Une alimentation sumo conçue pour durer… et peser
La prise de poids, souvent spectaculaire, n’est pas le fruit d’un appétit débridé, mais d’un régime savamment orchestré. Les lutteurs mangent deux fois par jour, souvent après l’entraînement, pour que le corps assimile mieux les calories sans les brûler immédiatement.
Le plat emblématique est le chanko-nabe, une sorte de ragoût ultra-calorique à base de viande, poisson, légumes, riz et nouilles. Les portions sont gigantesques et accompagnées de litres de bière ou de riz fermenté. Cette alimentation, associée à de longues siestes post-repas, favorise la prise de masse grasse et musculaire.
Certains sumotori atteignent plus de 180 kg, mais ce poids est soigneusement réparti et entretenu pour éviter les déséquilibres. Le corps est à la fois une arme et un symbole de statut.
Hiérarchie et rituels : un code social impitoyable
Le monde du sumo est extrêmement hiérarchisé. Les débutants, souvent adolescents, doivent obéissance aux rikishi les mieux classés. Ils nettoient, cuisinent, servent, massent… avant de pouvoir eux-mêmes aspirer à un meilleur rang. Ce système féodal, parfois critiqué pour sa rudesse, est vu comme une école de la discipline et de l’humilité.
Les tournois officiels, au nombre de six chaque année, déterminent l’évolution des lutteurs dans la hiérarchie. Le plus haut grade, yokozuna, est réservé à l’élite absolue, capable d’allier technique irréprochable et comportement exemplaire. Un yokozuna n’a pas le droit à l’erreur : un comportement déplacé ou une série de défaites peut précipiter sa retraite.
Un sport en mutation face aux enjeux modernes
Le sumo n’est pas épargné par les critiques et les controverses. On lui reproche parfois un manque de transparence, des scandales internes (affaires de bizutage, dopage ou violences), ainsi qu’un certain immobilisme face aux attentes modernes. Par exemple, les femmes ne peuvent toujours pas monter sur le dohyō, même pour des cérémonies symboliques, ce qui suscite régulièrement des débats au Japon et à l’étranger.
Cependant, le sumo évolue. L’ouverture à des lutteurs étrangers – mongols, géorgiens, brésiliens, bulgares – a permis de renouveler l’élite et d’élargir son audience. Certains rikishi issus d’autres cultures deviennent des stars nationales, à l’image de l’ex-yokozuna mongol Hakuho, considéré comme l’un des plus grands de l’histoire.
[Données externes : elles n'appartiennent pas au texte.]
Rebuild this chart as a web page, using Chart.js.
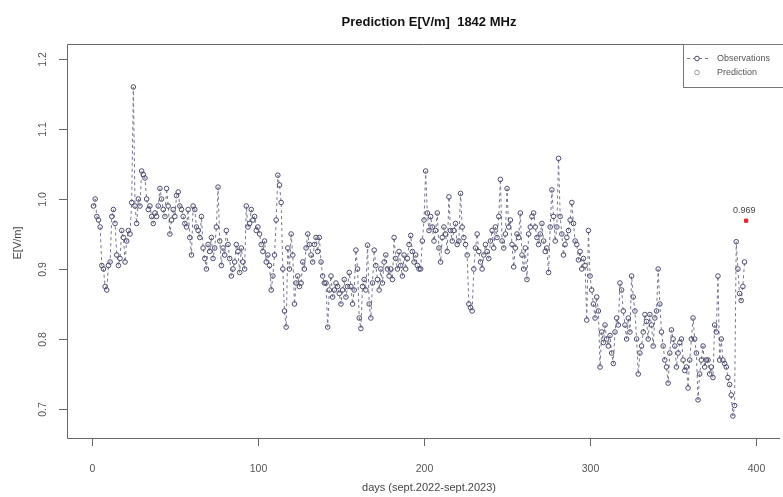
<!DOCTYPE html>
<html><head><meta charset="utf-8">
<script src="https://cdn.jsdelivr.net/npm/chart.js@4.4.1/dist/chart.umd.min.js"></script>
<style>html,body{margin:0;padding:0;background:#fff;overflow:hidden}#wrap{width:783px;height:497px}</style>
</head><body><div id="wrap"><canvas id="c" width="783" height="497"></canvas></div>
<script>
const chartTitle = "Prediction E[V/m]  1842 MHz";
const xTitle = "days (sept.2022-sept.2023)";
const yTitle = "E[V/m]";
const xTicks = [0, 100, 200, 300, 400];
const yTicks = [0.7, 0.8, 0.9, 1.0, 1.1, 1.2];
const yTickLabels = ["0.7", "0.8", "0.9", "1.0", "1.1", "1.2"];
const legendLabels = ["Observations", "Prediction"];
const firstDay = 1;
const observations = [
  0.99, 1.00, 0.975, 0.97, 0.96, 0.905, 0.90, 0.875, 0.87, 0.905,
  0.91, 0.975, 0.985, 0.965, 0.92, 0.905, 0.915, 0.955, 0.945, 0.91,
  0.94, 0.955, 0.95, 0.995, 1.16, 0.99, 0.965, 1.0, 0.99, 1.04,
  1.035, 1.03, 1.0, 0.985, 0.99, 0.975, 0.965, 0.98, 0.975, 0.99,
  1.015, 1.0, 0.985, 0.975, 1.015, 0.99, 0.95, 0.97, 0.985, 0.975,
  1.005, 1.01, 0.99, 0.985, 0.975, 0.965, 0.96, 0.985, 0.945, 0.92,
  0.99, 0.985, 0.96, 0.955, 0.945, 0.975, 0.93, 0.915, 0.90, 0.935,
  0.925, 0.945, 0.915, 0.93, 0.96, 1.017, 0.94, 0.905, 0.93, 0.92,
  0.955, 0.935, 0.915, 0.89, 0.90, 0.91, 0.935, 0.925, 0.895, 0.93,
  0.91, 0.90, 0.99, 0.96, 0.965, 0.985, 0.97, 0.975, 0.955, 0.96,
  0.95, 0.935, 0.925, 0.94, 0.91, 0.92, 0.905, 0.87, 0.89, 0.92,
  0.97, 1.034, 1.02, 0.995, 0.90, 0.84, 0.817, 0.93, 0.90, 0.95,
  0.92, 0.85, 0.88, 0.89, 0.875, 0.88, 0.91, 0.90, 0.93, 0.95,
  0.935, 0.92, 0.91, 0.935, 0.945, 0.925, 0.945, 0.91, 0.89, 0.88,
  0.88, 0.817, 0.87, 0.89, 0.86, 0.87, 0.88, 0.875, 0.865, 0.85,
  0.87, 0.885, 0.86, 0.875, 0.895, 0.875, 0.85, 0.87, 0.927, 0.90,
  0.83, 0.815, 0.875, 0.885, 0.87, 0.934, 0.85, 0.83, 0.88, 0.927,
  0.905, 0.885, 0.87, 0.90, 0.88, 0.91, 0.92, 0.90, 0.89, 0.90,
  0.885, 0.945, 0.915, 0.90, 0.925, 0.905, 0.89, 0.92, 0.90, 0.915,
  0.935, 0.948, 0.925, 0.91, 0.92, 0.905, 0.90, 0.90, 0.94, 0.97,
  1.04, 0.98, 0.955, 0.975, 0.96, 0.94, 0.955, 0.98, 0.93, 0.91,
  0.945, 0.96, 0.95, 0.925, 1.003, 0.955, 0.94, 0.955, 0.965, 0.935,
  0.94, 1.008, 0.96, 0.945, 0.935, 0.92, 0.85, 0.845, 0.84, 0.90,
  0.93, 0.95, 0.925, 0.91, 0.90, 0.92, 0.935, 0.925, 0.915, 0.94,
  0.955, 0.93, 0.96, 0.945, 0.975, 1.028, 0.94, 0.93, 0.95, 1.015,
  0.96, 0.97, 0.935, 0.903, 0.93, 0.95, 0.945, 0.98, 0.92, 0.90,
  0.93, 0.885, 0.95, 0.96, 0.975, 0.98, 0.96, 0.945, 0.935, 0.95,
  0.965, 0.94, 0.925, 0.93, 0.895, 0.96, 1.013, 0.975, 0.94, 0.96,
  1.058, 0.975, 0.95, 0.92, 0.935, 0.945, 0.955, 0.97, 0.995, 0.965,
  0.94, 0.935, 0.913, 0.925, 0.90, 0.915, 0.905, 0.827, 0.955, 0.89,
  0.87, 0.85, 0.83, 0.86, 0.84, 0.76, 0.81, 0.795, 0.82, 0.80,
  0.79, 0.805, 0.78, 0.765, 0.81, 0.83, 0.82, 0.88, 0.87, 0.84,
  0.82, 0.80, 0.83, 0.81, 0.89, 0.86, 0.84, 0.80, 0.75, 0.78,
  0.79, 0.81, 0.835, 0.825, 0.80, 0.835, 0.82, 0.79, 0.83, 0.84,
  0.90, 0.85, 0.81, 0.79, 0.77, 0.76, 0.737, 0.78, 0.813, 0.80,
  0.79, 0.76, 0.78, 0.795, 0.80, 0.77, 0.755, 0.76, 0.73, 0.77,
  0.80, 0.83, 0.80, 0.78, 0.713, 0.75, 0.77, 0.79, 0.76, 0.77,
  0.77, 0.75, 0.76, 0.745, 0.82, 0.81, 0.89, 0.77, 0.80, 0.77,
  0.765, 0.76, 0.745, 0.735, 0.72, 0.69, 0.705, 0.939, 0.90, 0.865, 0.855, 0.875, 0.91
];
const predictionDay = 394;
const predictionValue = 0.969;
const predictionLabel = "0.969";

const obsColor = '#4c4c6e';
const lineColor = '#75758f';
const predColor = '#e3242b';

const obsPoints = observations.map((v, i) => ({ x: firstDay + i, y: v }));

const overlay = {
  id: 'overlay',
  afterDraw(chart) {
    const ctx = chart.ctx, a = chart.chartArea;
    const xs = chart.scales.x, ys = chart.scales.y;
    ctx.save();
    ctx.strokeStyle = '#666'; ctx.lineWidth = 1; ctx.setLineDash([]);
    // box (right side runs off the picture)
    ctx.beginPath();
    ctx.moveTo(a.right + 2, Math.round(a.top) + 0.5);
    ctx.lineTo(Math.round(a.left) + 0.5, Math.round(a.top) + 0.5);
    ctx.lineTo(Math.round(a.left) + 0.5, Math.round(a.bottom) + 0.5);
    ctx.lineTo(a.right + 2, Math.round(a.bottom) + 0.5);
    ctx.stroke();
    // y ticks
    ctx.fillStyle = '#555';
    ctx.font = '10.5px "Liberation Sans", Arial, sans-serif';
    ctx.textAlign = 'center'; ctx.textBaseline = 'middle';
    yTicks.forEach((v, i) => {
      const py = Math.round(ys.getPixelForValue(v)) + 0.5;
      ctx.beginPath(); ctx.moveTo(a.left - 8, py); ctx.lineTo(a.left, py); ctx.stroke();
      ctx.save(); ctx.translate(43, py); ctx.rotate(-Math.PI / 2);
      ctx.fillText(yTickLabels[i], 0, 0); ctx.restore();
    });
    // x ticks
    xTicks.forEach(v => {
      const px = Math.round(xs.getPixelForValue(v)) + 0.5;
      ctx.beginPath(); ctx.moveTo(px, a.bottom); ctx.lineTo(px, a.bottom + 8); ctx.stroke();
      ctx.fillText(String(v), px, 469);
    });
    // axis titles
    ctx.fillStyle = '#444';
    ctx.font = '11px "Liberation Sans", Arial, sans-serif';
    ctx.fillText(xTitle, 429, 488);
    ctx.save(); ctx.translate(18, 243); ctx.rotate(-Math.PI / 2);
    ctx.fillText(yTitle, 0, 0); ctx.restore();
    // main title
    ctx.fillStyle = '#111';
    ctx.font = 'bold 13px "Liberation Sans", Arial, sans-serif';
    ctx.fillText(chartTitle, 429, 22);
    // prediction label
    ctx.fillStyle = '#444';
    ctx.font = '9px "Liberation Sans", Arial, sans-serif';
    ctx.fillText(predictionLabel, xs.getPixelForValue(predictionDay) - 2, ys.getPixelForValue(predictionValue) - 10);
    // legend
    ctx.fillStyle = '#fff';
    ctx.fillRect(683.5, a.top + 0.5, 110, 43);
    ctx.strokeStyle = '#777';
    ctx.strokeRect(683.5, Math.round(a.top) + 0.5, 110, 43);
    ctx.strokeStyle = lineColor; ctx.setLineDash([3, 3]);
    ctx.beginPath(); ctx.moveTo(687, 58.5); ctx.lineTo(708, 58.5); ctx.stroke();
    ctx.setLineDash([]);
    ctx.fillStyle = '#fff';
    ctx.strokeStyle = obsColor;
    ctx.beginPath(); ctx.arc(697, 58.5, 2.3, 0, Math.PI * 2); ctx.fill(); ctx.stroke();
    ctx.strokeStyle = '#999';
    ctx.beginPath(); ctx.arc(697, 72.5, 2.3, 0, Math.PI * 2); ctx.stroke();
    ctx.fillStyle = '#555';
    ctx.font = '9px "Liberation Sans", Arial, sans-serif';
    ctx.textAlign = 'left';
    ctx.fillText(legendLabels[0], 717, 58.5);
    ctx.fillText(legendLabels[1], 717, 72.5);
    ctx.restore();
  }
};

new Chart(document.getElementById('c'), {
  type: 'line',
  data: {
    datasets: [
      {
        label: legendLabels[0],
        data: obsPoints,
        showLine: true,
        borderColor: lineColor,
        borderWidth: 1,
        borderDash: [3, 3],
        tension: 0,
        pointRadius: 2.3,
        pointBorderWidth: 1,
        pointBorderColor: obsColor,
        pointBackgroundColor: 'rgba(255,255,255,0)',
        fill: false
      },
      {
        label: legendLabels[1],
        data: [{ x: predictionDay, y: predictionValue }],
        showLine: false,
        pointStyle: 'rect',
        pointRadius: 2.3,
        pointBorderWidth: 1,
        pointBorderColor: predColor,
        pointBackgroundColor: predColor
      }
    ]
  },
  options: {
    responsive: false,
    animation: false,
    devicePixelRatio: 1,
    layout: { padding: { left: 67, top: 44, right: 0, bottom: 59 } },
    scales: {
      x: { type: 'linear', min: -14.95, max: 413.15, display: false },
      y: { type: 'linear', min: 0.6586, max: 1.2214, display: false }
    },
    plugins: { legend: { display: false }, tooltip: { enabled: false }, title: { display: false } }
  },
  plugins: [overlay]
});
</script>
</body></html>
Entre tradition et modernité, le sumo trace sa voie
Le sumo est un sport à part. Il ne cherche pas à séduire à tout prix, ni à se conformer aux normes du sport-spectacle mondialisé. Il fascine justement par sa capacité à préserver un héritage vieux de plusieurs siècles tout en s’adaptant, par petites touches, à son époque.
Derrière l’image d’Épinal du colosse en pagne se cache une discipline codifiée, exigeante, où l’esprit compte autant que le corps. Une école de vie qui continue de faire vibrer le Japon… et d’intriguer le reste du monde.